If you’re in your forties, or fast approaching this age, we have good news and bad news. The good news is that you are about to enter the most financially empowering decade of your life because according to PayScale.com, this is when you reach your peak earning potential. The bad news is that this is also the time when the competing financial priorities in your life can make it more difficult to keep your wealth planning under control. However, regardless of your situation, it is still possible to generate wealth in your forties in between paying off your bond, and paying for school fees, your car and the occasional family holiday. Here are six ways you can generate wealth in your forties:

  1. Keep debt to a minimum

    As you pass the 40-year mark, make it a priority to reduce debt and instead of adding to existing debt, rather focus on paying off debt with a higher interest rate than what you can commonly earn on an investment, like credit cards, personal loans, etc.

  2. Secure the children’s future

    A recent study by a leading Sunday newspaper found that tertiary education will cost as much as R470 000 by 2028. If you have not done so already, it is a good idea to begin saving for your children’s education – be it school fees or university tuition. (To save R470 000 in the next 12 years, you must invest of R1 470 per month, escalating at 5% per year, and earn a return of 9% per annum.)

  3. Save over and above retirement fund contributions

    Statistics show that if you save 15% of your gross income, you will likely have retirement funds that provide a post-retirement income of about 70% of your salary, provided you save for at least 40 years. With this in mind, it is advisable to top up your contributions to a retirement fund, especially if you’re in your forties and are just getting started, or if you want more than 70% of your income in retirement.

  4. Plan for the unexpected

    Life happens and very often we are not prepared for the curve balls it throws at us. These curve balls come in the shape of events like health emergencies, family crises, unexpected costs to repair a car, major household appliances or damage to a house. Therefore, it is essential to have an emergency fund to cover a financial shortfall when an unexpected expense crops up.

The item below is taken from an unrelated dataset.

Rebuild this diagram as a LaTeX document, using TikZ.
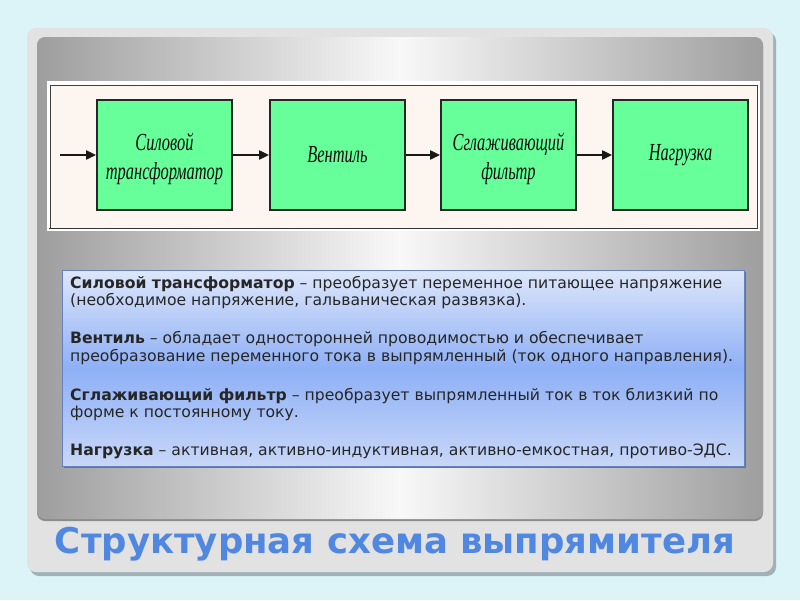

  5. Plan your tax affairs with profit in mind

    Very few of us relish the thought of paying taxes, and rather regard it as a necessary evil. However, while it is important to always comply with SARS’ rules and regulations, it is also important to make full use of the tax benefits legislation allows to encourage savings. It is therefore advisable to seek professional advice about what retirement fund best suits your individual needs.

  6. Align investments with life stage and risk profile

    While your risk appetite may be greater earlier in life, in your forties it’s crucial to make sure your investments are aligned with and adapted to suit your life stage and risk profile. Having said this, it is a good idea to ask for professional advice so that your investment portfolio will reserve sufficient capital in the run-up to retirement.

At this point in our lives, we have twenty years of work behind us, and roughly twenty years of work ahead. However, you have time to harness the power of twenty years’ experience and knowledge to rectify any mistakes you may have made in the first twenty, and generate wealth in your forties.

And if you want to take wealth generation to level 2.0, also involve the family by keeping the lines of communication open and involving your family in your financial decisions. Educating your children about saving is arguably one of the most important ways to instil financial planning basics that will go on to ensure you preserve generational wealth.